Section 9 of the Bill would require the Attorney General to report annually to the Senate and House Judiciary Committees settlements of FCA violations and violations of the Major Fraud Act, 18 U.S.C. § 1031, when the settlements result from a “claim for damages of more than $100,000.” The annual report must include 14 elements for each settlement.

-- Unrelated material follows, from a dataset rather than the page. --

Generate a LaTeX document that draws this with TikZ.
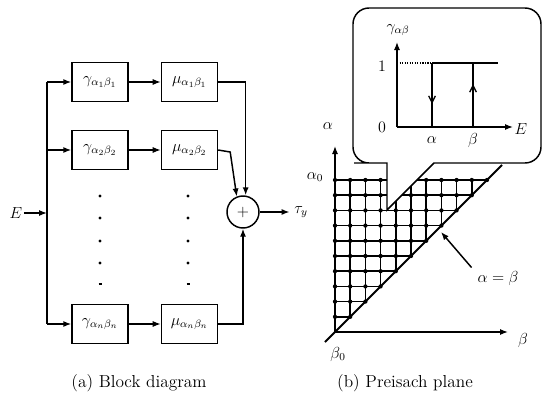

These include, among others:
- the total amount of the settlement and portions allocated to various statutory authorities;
- the amount of actual damages as well as minimum and maximum potential civil penalties;
- the basis for any estimates of damages or civil penalties;
- the division of the settlement amount between damages and multipliers;
- the amount representing civil penalties and the percentage of maximum civil penalties;
- whether the defendant previously settled an FCA or Major Fraud Act matter;
- whether a Corporate Integrity Agreement (CIA) or Deferred Prosecution Agreement (DPA) has been negotiated in the instant matter and whether the defendant previously entered into a CIA or DPA;
- whether Civil Investigative Demands were issued in investigating the matter; and
- the percentage of the settlement amount awarded to the FCA relator.

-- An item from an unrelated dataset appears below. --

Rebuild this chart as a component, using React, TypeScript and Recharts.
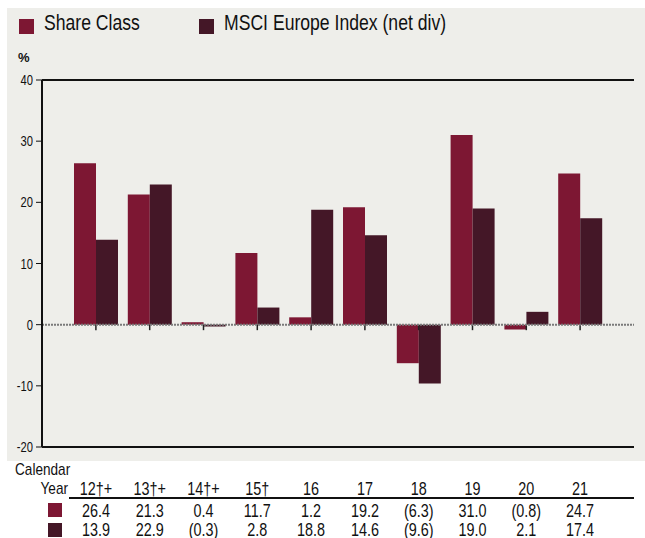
import React from 'react';
import { BarChart, Bar, XAxis, YAxis, ReferenceLine } from 'recharts';

const YEARS = ['12†+', '13†+', '14†+', '15†', '16', '17', '18', '19', '20', '21'];
const SHARE_CLASS = [26.4, 21.3, 0.4, 11.7, 1.2, 19.2, -6.3, 31.0, -0.8, 24.7];
const MSCI_EUROPE = [13.9, 22.9, -0.3, 2.8, 18.8, 14.6, -9.6, 19.0, 2.1, 17.4];
const Y_TICKS = [-20, -10, 0, 10, 20, 30, 40];

const SHARE_COLOR = '#7d1733';
const INDEX_COLOR = '#441727';
const FONT = "'Liberation Sans', Arial, sans-serif";
const NARROW = 0.8; // no narrow font installed, squeeze Liberation Sans instead

const data = YEARS.map((year, i) => ({
  year,
  share: SHARE_CLASS[i],
  index: MSCI_EUROPE[i],
}));

const fmt = (v: number) => (v < 0 ? `(${Math.abs(v).toFixed(1)})` : v.toFixed(1));

// year label + the two value rows, hung off the x axis
const TableTick = (props: any) => {
  const { x, y, index } = props;
  const row = data[index];
  if (!row) return null;
  return (
    <g transform={`translate(${x} ${y}) scale(${NARROW} 1)`} fontFamily={FONT} fontSize={18} fill="#111" textAnchor="middle">
      <text x={0} y={48}>{row.year}</text>
      <text x={0} y={70}>{fmt(row.share)}</text>
      <text x={0} y={89}>{fmt(row.index)}</text>
    </g>
  );
};

const YTick = (props: any) => {
  const { x, y, payload } = props;
  return (
    <text
      transform={`translate(${x} ${y}) scale(${NARROW} 1)`}
      textAnchor="end"
      dy={5}
      fontFamily={FONT}
      fontSize={14}
      fill="#111"
    >
      {payload.value}
    </text>
  );
};

const Square = ({ color, left, top, size }: { color: string; left: number; top: number; size: number }) => (
  <div style={{ position: 'absolute', left, top, width: size, height: size, background: color }} />
);

const Label = ({ left, top, size, children }: { left: number; top: number; size: number; children: React.ReactNode }) => (
  <div
    style={{
      position: 'absolute',
      left,
      top,
      fontSize: size,
      color: '#111',
      whiteSpace: 'nowrap',
      transform: `scaleX(${NARROW})`,
      transformOrigin: 'left top',
    }}
  >
    {children}
  </div>
);

export default function App() {
  return (
    <div style={{ position: 'absolute', left: 0, top: 0, width: 645, height: 538, background: '#fff', overflow: 'hidden', fontFamily: FONT }}>
      <div style={{ position: 'absolute', left: 7, top: 8, width: 638, height: 453, background: '#eeeeea' }} />

      {/* legend */}
      <Square color={SHARE_COLOR} left={19} top={19} size={15} />
      <Label left={44} top={10} size={22}>Share Class</Label>
      <Square color={INDEX_COLOR} left={199} top={19} size={15} />
      <Label left={224} top={10} size={22}>MSCI Europe Index (net div)</Label>

      <div style={{ position: 'absolute', left: 18, top: 50, fontSize: 13, fontWeight: 'bold', color: '#111' }}>%</div>

      <div style={{ position: 'absolute', top: 0, left: 0 }}>
        <BarChart
          width={645}
          height={538}
          data={data}
          margin={{ top: 80, right: 11, bottom: 0, left: 0 }}
          barGap={0}
          barSize={22}
        >
          <XAxis
            dataKey="year"
            height={91}
            padding={{ left: 27, right: 27 }}
            axisLine={{ stroke: '#111', strokeWidth: 2 }}
            tickLine={false}
            tickSize={0}
            tickMargin={0}
            interval={0}
            tick={<TableTick />}
          />
          <YAxis
            domain={[-20, 40]}
            ticks={Y_TICKS}
            width={42}
            axisLine={{ stroke: '#111', strokeWidth: 2 }}
            tickLine={{ stroke: '#111' }}
            tickSize={6}
            tickMargin={3}
            allowDataOverflow
            tick={<YTick />}
          />
          <YAxis
            yAxisId="right"
            orientation="right"
            domain={[-20, 40]}
            width={0}
            axisLine={{ stroke: '#111', strokeWidth: 2 }}
            tick={false}
            tickLine={false}
          />
          <ReferenceLine y={40} stroke="#111" strokeWidth={2} />
          {YEARS.map((yr) => (
            <ReferenceLine
              key={yr}
              segment={[{ x: yr, y: 0 }, { x: yr, y: -0.9 }]}
              stroke="#222"
              strokeWidth={1.5}
            />
          ))}
          <ReferenceLine y={0} stroke="#7a7a7a" strokeWidth={2} strokeDasharray="2 1" />
          <Bar dataKey="share" name="Share Class" fill={SHARE_COLOR} isAnimationActive={false} />
          <Bar dataKey="index" name="MSCI Europe Index (net div)" fill={INDEX_COLOR} isAnimationActive={false} />
        </BarChart>
      </div>

      {/* table row headers */}
      <Label left={15} top={460} size={17}>Calendar</Label>
      <div style={{ position: 'absolute', left: 0, width: 68, top: 479, fontSize: 17, color: '#111', textAlign: 'right', transform: `scaleX(${NARROW})`, transformOrigin: 'right top' }}>Year</div>
      <div style={{ position: 'absolute', left: 69, top: 497, width: 565, height: 2, background: '#111' }} />
      <Square color={SHARE_COLOR} left={48} top={503} size={14} />
      <Square color={INDEX_COLOR} left={48} top={523} size={14} />
    </div>
  );
}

The intent of the Bill is to place pressure on DOJ to drive harder bargains in resolving FCA suits. Senators Grassley and Leahy’s press release explains that the Bill’s goal is to increase “accountability by requiring the Justice Department to better manage and account for key spending.” Moreover, it seeks to ensure that “’False Claims Act lawsuits aren’t being settled for pennies on the dollar.’”
If enacted, the Bill has the potential to significantly impact current FCA settlement negotiation practices in a number of ways. For example, the prevailing practice in settling FCA cases is that the act of entering into settlement negotiations takes off the table the potential for civil penalties of $5,500 to $11,000 per claim provided in the FCA, which can be particularly extreme in the healthcare industry due to the large volumes of claims. In light of the Bill’s requirements to specify the upper and lower ranges of civil penalties, the amount of the settlement that constitutes civil penalties, and the percentage of the potential civil penalties the defendant ultimately paid, DOJ might feel compelled to raise the issue of civil monetary penalties in addition to damages in settlement negotiations. Additionally, the tax implications of FCA settlements would be changed in important ways. Currently, DOJ will not specify in settlement agreements the percentage of the payment allocated to base damages and the percentage allocated to multipliers, which the Bill would require. This is important for the settling entity’s tax liability, as the repayment of the base amount of damages may be deductible as an offset to income, whereas penalties typically are not deductible. Finally, congressional oversight of the percentage of FCA settlements awarded to relators may have the effect of driving up the percentage paid to relators, which may be against the interest of a settling defendant that feels wronged by the relator’s actions.